By this measure, Argentina was among the world’s richest countries in 1910, ahead of several Western European countries, including Germany and France. It also stood clearly ahead of its peers in Latin America at the time.
But over the course of the 20th century, Western European economies grew far faster, especially after the Second World War, and Argentina fell behind.
A long-run perspective like this shows how much of a difference economic growth can make within just a few generations.
March 14
In 1965, the median age in the United Kingdom was almost twice that of China. Half of the people in the UK were younger than 34 years, and half were older. In China, this midpoint was just 18 years.
Within just a few generations, that age gap has closed.
As you can see in the chart, the median age in both countries is now 40 years.

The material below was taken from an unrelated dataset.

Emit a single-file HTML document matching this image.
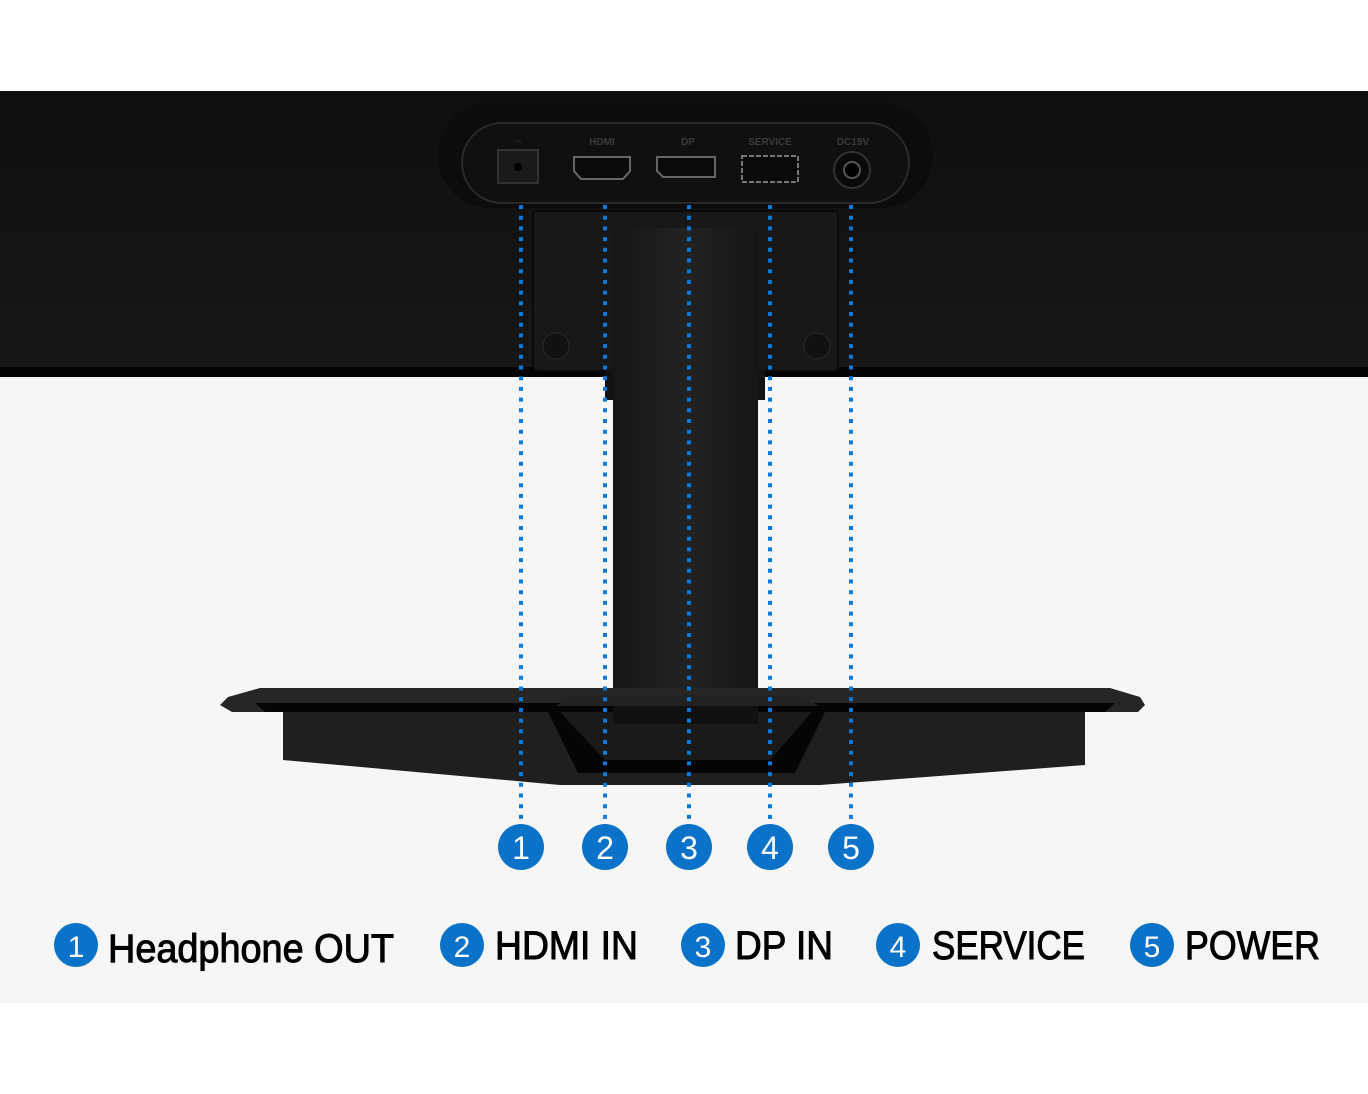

Both populations have aged, but the increase was far faster in China.
In the 1950s and early 1960s, China’s median age fell partly because of a fall in child mortality: birth rates remained high, and more children survived.
After that, the rapid increase is largely explained by a steep fall in fertility, and therefore in births. Before then, high birth rates meant that large cohorts of children were continually entering the population, keeping it young. When births fell, fewer children were added each year, and the large, earlier generations grew older.
China’s median age is expected to continue rising quickly: under the UN’s medium projections, it will be 10 years older than the UK's by 2050.